No More Silence by David Whelan with Marion Scott and Jim McBeth is available from amazon.com
David Whelan was a successful businessman living a millionaire lifestyle when his world came crashing down.
Nobody knew, not Princess Diana, not the Queen, nor the hundreds of celebrities he rubbed shoulders with, that David was hiding a dark secret.
Born into a world beyond poverty, David was the youngest of five children, abandoned in a Scottish slum by his unhinged mother and brute of a father, he was seven before he learned he wasn't an orphan.
Reunited briefly with his brothers and sisters on a croft in North Uist in the Hebrides, David and his siblings were plucked from the only happy home they had known and given back to an unfit mother, with disastrous results.
Soon tiring of her unruly brood, David's mother took off, unwittingly setting in train a series of events which would place him in the hands of a sexual predator at the world famous Quarrier's Children's Village in Bridge of Weir, Renfrewshire.
The bell tower of the Children's Cathedral was where David's tormentor John Porteous, 77, took him to abuse him - before the 'Beast' joined the rest of the congregation in prayer.
For 30 years, David never told, until his abuser's wife called, asking him to be a character witness for her husband, the monster who had stolen his childhood.
Catapulted into the biggest ever UK investigation into child abuse at a children's home, David found himself at the centre of Operation Orbona.

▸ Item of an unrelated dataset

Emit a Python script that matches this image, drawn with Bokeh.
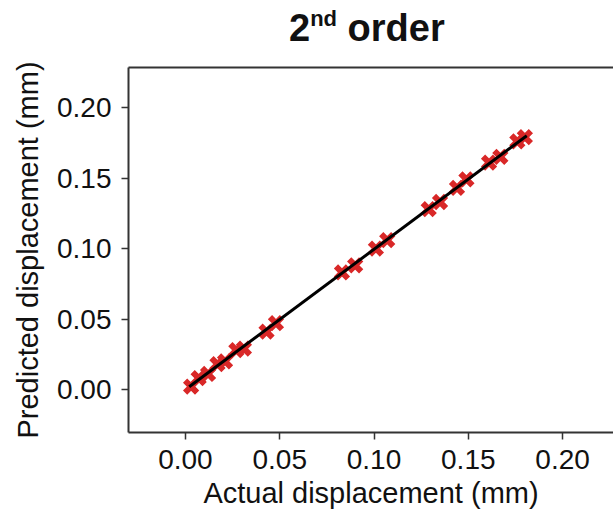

Eight abusers were convicted.
Now, as he campaigns for historic abuse victims across the world, David has seen justice at last with the publication of his life story - No More Silence.
He said: "Telling my story has at long last been a huge release, and I pray it brings hope to the thousands of survivors who, like me, always thought they were alone.
"My abuser was originally jailed for eight years for destroying my life and abusing another boy.
"My story is my justice."
David's story will resonate with victims of abuse around the world, and many Migrant Children in the US, Canada and Australia will have links with Quarriers.
The charity was one of several which sent migrant children away from their families, with many ending up working in factories and farms across North America and Australia.
Here, in searing extracts from his harrowing but uplifting memoirs, written with Marion Scott and Jim McBeth, David tells his story.
'I had fallen asleep on the journey to a new life that promised peace, security and safety. I awoke with a start, in time to see the words spelled out in flowers: Suffer the little children.
My first sight of, and welcome to, Quarriers Children's Village.
Nestling in the Renfrewshire countryside, this place was far from the grime and unpredictability of life in an inner-city slum.
My older sister Irene sat next to me in the back of the social worker's car, her eyes luminous with uncertainty. We had arrived.
I shrugged off sleep and wiped moisture from the car window.
The first structure I saw was the bell tower of what I would learn later was called the Children's Cathedral.
I had never seen anything so breathtaking. The soaring steeple seemed to point to heaven. I would find soon it was pointing the way to hell.
He would see to that. His name was John Porteous. He is at the heart of this story but there will be few mentions of his given name. I once called him Uncle John but I was a child then and trusting.
I had yet to be betrayed by the man whose duty it was to protect me, to keep me safe.
Therefore, he is forever The Beast - it is how I have referred to him in my mind for three decades.
It had taken all of my strength to banish the unspeakable things he did to me during my time at Quarriers.
A phone call out of the blue would reveal that my entire existence was an edifice built on sand.
In the matter of a few seconds, the façade I had built from repression and misguided shame was torn away.
But the call would persuade me to stop running from the past, a race I could no longer win. This time, this time, this time, justice had to prevail and I had to play my part.
I would soon be at the centre of Operation Orbona, the biggest police investigation into systematic physical and sexual abuse of children in a care home.
Eight of the abusers would be convicted. The Beast and his cohorts went to jail.
I thought then it would be over. I believed there would be closure but I was wrong - it was just the beginning.